The Ethiopian government's Human Rights Commission has declared that 669 people were killed during the uprising of 2016, a figure that is significantly lower than other numbers reported by Human Rights Watch and Amnesty International.
The unveiling of the report took place on April 18 in a parliament that is completely controlled by the government. Addisu Gebregziabher, the head of the Ethiopian Human Rights Commission, read out the commission’s main findings to Ethiopian parliament, which placed the burden of responsibility for the bloodshed largely on opposition groups: “The violence happened because protesters were using guns and security forces had no other options”.
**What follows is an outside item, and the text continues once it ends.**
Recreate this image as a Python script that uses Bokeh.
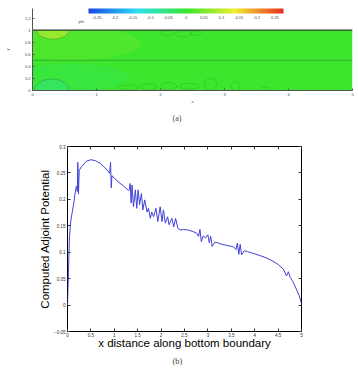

Gebregziabher said the “negligence” of security forces was also a contributing factor, albeit a minor one.
Several human rights organizations, however, have reported that it was largely security forces firing on unarmed demonstrators.
Until the movement was subdued in October 2016, when Ethiopia declared a state of emergency, thousands had been demonstrating across Ethiopia. The protests began in April 2014 in Oromia, the largest of nine ethnically federated states, against a plan to expand the territorial limits of Ethiopia's capital, Addis Ababa, into neighboring Oromia villages and towns. The Oromo people have historically been persecuted by those in power in Ethiopia, and the plan was viewed as yet another encroachment on their rights. Over the following months, the protests expanded into other states, with participants rallying behind broader grievances against the government.
The government responded brutally; according to Amnesty International, at least 800 people were killed, while opposition groups and activists put the figure in the thousands.